L'instabilité ministérielle est-elle par essence préjudiciable à un régime ?

"Des régimes parlementaires comme celui de l'Espagne, de la Belgique ou de l'Allemagne prennent du temps à composer un nouveau gouvernement. Pour autant, cela n'engendre pas mécaniquement d'instabilité dans la gestion du pays", rappelle d'entrée de jeu le constitutionnaliste. Et de préciser qu'il n'y a pas nécessairement de lien systémique entre instabilité ministérielle et régime parlementaire.

Par ailleurs, "sous les IIIè et IVè République Française, la ronde des ministres n'a pas empêché de conduire d'importantes réformes, dont les effets se font encore sentir aujourd'hui. Parmi l'héritage de ces régimes, il faudrait rappeler la laïcité ou le nucléaire, par exemple, qui continuent à modeler le pays dans lequel nous vivons", souligne le politologue qui insiste : ce modèle de gouvernance n'empêche pas l'application d'une politique forte.
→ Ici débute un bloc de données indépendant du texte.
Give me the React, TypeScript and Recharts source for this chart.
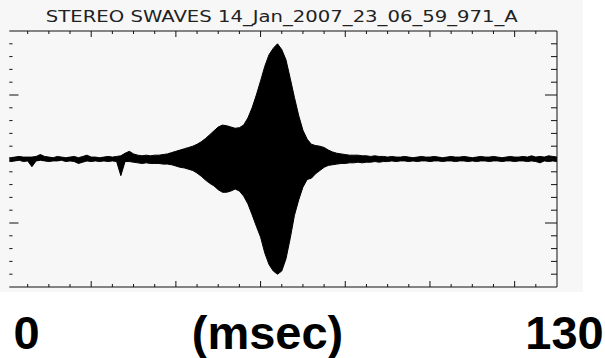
import React from 'react';
import { AreaChart, Area, XAxis, YAxis } from 'recharts';

// Time samples across the 130 ms capture window
const timeMs = Array.from({ length: 131 }, (_, i) => i);

// Upper envelope of the electric-field waveform (arbitrary units)
const upperEnv = [
  3, 2, 3, 4, 3, 3, 3, 4, 7, 4,
  3, 2, 4, 3, 2, 3, 4, 2, 4, 6,
  3, 3, 2, 3, 4, 3, 4, 5, 9, 12,
  8, 6, 5, 6, 5, 6, 6, 7, 8, 10,
  12, 14, 16, 18, 20, 23, 27, 32, 38, 44,
  50, 53, 52, 50, 48, 49, 53, 64, 80, 100,
  122, 145, 163, 173, 180, 171, 155, 126, 96, 68,
  45, 31, 23, 21, 20, 18, 14, 11, 9, 8,
  7, 6, 6, 6, 5, 5, 4, 5, 4, 4,
  3, 4, 3, 3, 4, 3, 2, 3, 4, 3,
  3, 4, 3, 2, 3, 4, 3, 3, 4, 3,
  2, 3, 4, 3, 3, 4, 3, 2, 3, 4,
  3, 3, 4, 3, 5, 3, 4, 3, 5, 4,
  3,
];

// Lower envelope of the same waveform
const lowerEnv = [
  -3, -4, -3, -2, -4, -3, -12, -3, -2, -3,
  -4, -3, -3, -2, -4, -3, -4, -7, -5, -3,
  -4, -3, -4, -3, -4, -3, -4, -26, -4, -4,
  -5, -6, -7, -6, -7, -7, -7, -8, -8, -9,
  -11, -13, -14, -16, -18, -22, -27, -33, -38, -42,
  -48, -52, -52, -50, -47, -50, -58, -70, -87, -105,
  -122, -147, -165, -175, -180, -175, -156, -124, -88, -64,
  -44, -32, -30, -23, -18, -13, -10, -9, -8, -7,
  -7, -6, -6, -5, -6, -5, -5, -4, -5, -4,
  -4, -3, -4, -3, -3, -4, -3, -4, -3, -3,
  -4, -3, -3, -4, -3, -3, -4, -3, -3, -4,
  -3, -4, -3, -3, -4, -3, -3, -4, -3, -3,
  -4, -3, -3, -4, -3, -4, -6, -3, -4, -3,
  -4,
];

// Axis tick values
const xTicks = Array.from({ length: 25 }, (_, i) => (i + 1) * 5); // 5..125 ms
const yTicks = Array.from({ length: 19 }, (_, i) => -180 + i * 20); // -180..180

const titleText = 'STEREO SWAVES 14_Jan_2007_23_06_59_971_A';
const xStartLabel = '0';
const xUnitLabel = '(msec)';
const xEndLabel = '130';

const data = timeMs.map((t, i) => ({ t, band: [lowerEnv[i], upperEnv[i]] }));

const INK = '#111';
const PANEL = '#f7f7f7';

const isMajorX = (v: number) => v % 20 === 0;
const isMajorY = (v: number) => v % 100 === 0;

// Inward-pointing tick marks, drawn at the axis positions supplied by the library
const BottomTick = (p: any) => (
  <line x1={p.x} x2={p.x} y1={p.y} y2={p.y - (isMajorX(p.payload.value) ? 6 : 3)} stroke={INK} strokeWidth={1} />
);
const TopTick = (p: any) => (
  <line x1={p.x} x2={p.x} y1={p.y} y2={p.y + (isMajorX(p.payload.value) ? 6 : 3)} stroke={INK} strokeWidth={1} />
);
const LeftTick = (p: any) => (
  <line x1={p.x} x2={p.x + (isMajorY(p.payload.value) ? 12 : 6)} y1={p.y} y2={p.y} stroke={INK} strokeWidth={1} />
);
const RightTick = (p: any) => (
  <line x1={p.x} x2={p.x - (isMajorY(p.payload.value) ? 12 : 6)} y1={p.y} y2={p.y} stroke={INK} strokeWidth={1} />
);

const axisCommon = {
  tickSize: 0,
  tickMargin: 0,
  tickLine: false,
  interval: 0 as const,
};

const frameLine = { stroke: INK, strokeWidth: 1 };

export default function App() {
  return (
    <div style={{ position: 'absolute', left: 0, top: 0, width: 605, height: 358, background: '#fff' }}>
      <div style={{ position: 'absolute', left: 0, top: 0, width: 583, height: 292, background: PANEL }} />
      <div style={{ position: 'absolute', left: 0, top: 0 }}>
        <AreaChart width={605} height={358} data={data} margin={{ top: 30, right: 47, bottom: 70, left: 5.5 }}>
          <XAxis
            {...axisCommon}
            xAxisId="b"
            dataKey="t"
            type="number"
            domain={[0, 130]}
            ticks={xTicks}
            orientation="bottom"
            height={1}
            tick={BottomTick}
            axisLine={frameLine}
          />
          <XAxis
            {...axisCommon}
            xAxisId="t"
            dataKey="t"
            type="number"
            domain={[0, 130]}
            ticks={xTicks}
            orientation="top"
            height={1}
            tick={TopTick}
            axisLine={frameLine}
          />
          <YAxis
            {...axisCommon}
            yAxisId="l"
            dataKey="band"
            type="number"
            domain={[-200, 200]}
            ticks={yTicks}
            orientation="left"
            width={1}
            tick={LeftTick}
            axisLine={false}
          />
          <YAxis
            {...axisCommon}
            yAxisId="r"
            dataKey="band"
            type="number"
            domain={[-200, 200]}
            ticks={yTicks}
            orientation="right"
            width={1}
            tick={RightTick}
            axisLine={frameLine}
          />
          <Area
            xAxisId="b"
            yAxisId="l"
            dataKey="band"
            type="linear"
            stroke="#000"
            strokeWidth={1}
            fill="#000"
            fillOpacity={1}
            dot={false}
            activeDot={false}
            isAnimationActive={false}
          />
        </AreaChart>
      </div>
      <svg width={605} height={358} style={{ position: 'absolute', left: 0, top: 0, pointerEvents: 'none' }}>
        <rect x={0} y={24} width={9.3} height={268} fill={PANEL} />
        <text
          x={281.8}
          y={21.5}
          textAnchor="middle"
          fontFamily="DejaVu Sans, sans-serif"
          fontSize={15}
          fill="#222"
          textLength={472}
          lengthAdjust="spacingAndGlyphs"
        >
          {titleText}
        </text>
        <g fontFamily="Liberation Sans, Arial, sans-serif" fontWeight="bold" fontSize={47} fill="#000" textAnchor="middle">
          <text x={26.5} y={349}>{xStartLabel}</text>
          <text x={267.5} y={349}>{xUnitLabel}</text>
          <text x={564.5} y={349}>{xEndLabel}</text>
        </g>
      </svg>
    </div>
  );
}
"Bien entendu, c'est un système plus lent, qui implique parfois des pertes de temps comme d'énergie. Il faut pouvoir négocier, marchander, trouver des compromis. Pour autant, il ne s'agit pas du chaos politique qui est parfois décrit et il importe de relativiser l'image que l'on en a en France. D'autant plus que la stabilité institutionnelle actuelle n'est peut-être qu'un trompe-l'œil : il ne faut pas oublier les foyers de désordre que l'on observe depuis plus d'un an maintenant, ainsi que la difficulté persistante à réformer !", alerte Olivier Rouquan.

Pourquoi, alors, dénigrer à ce point le régime parlementaire ? "L'idée qu'il s'agit d'un mal absolu à éviter s'est ancrée dans la population après l'arrivée au pouvoir du général de Gaulle. Il a construit son retour au pouvoir sur la condamnation de ce qui se faisait avant lui, et de ce qu'il appelait le règne des partis. Il est difficile de revenir sur ce qui, aujourd'hui, est presque devenu un préjugé", détaille le chercheur.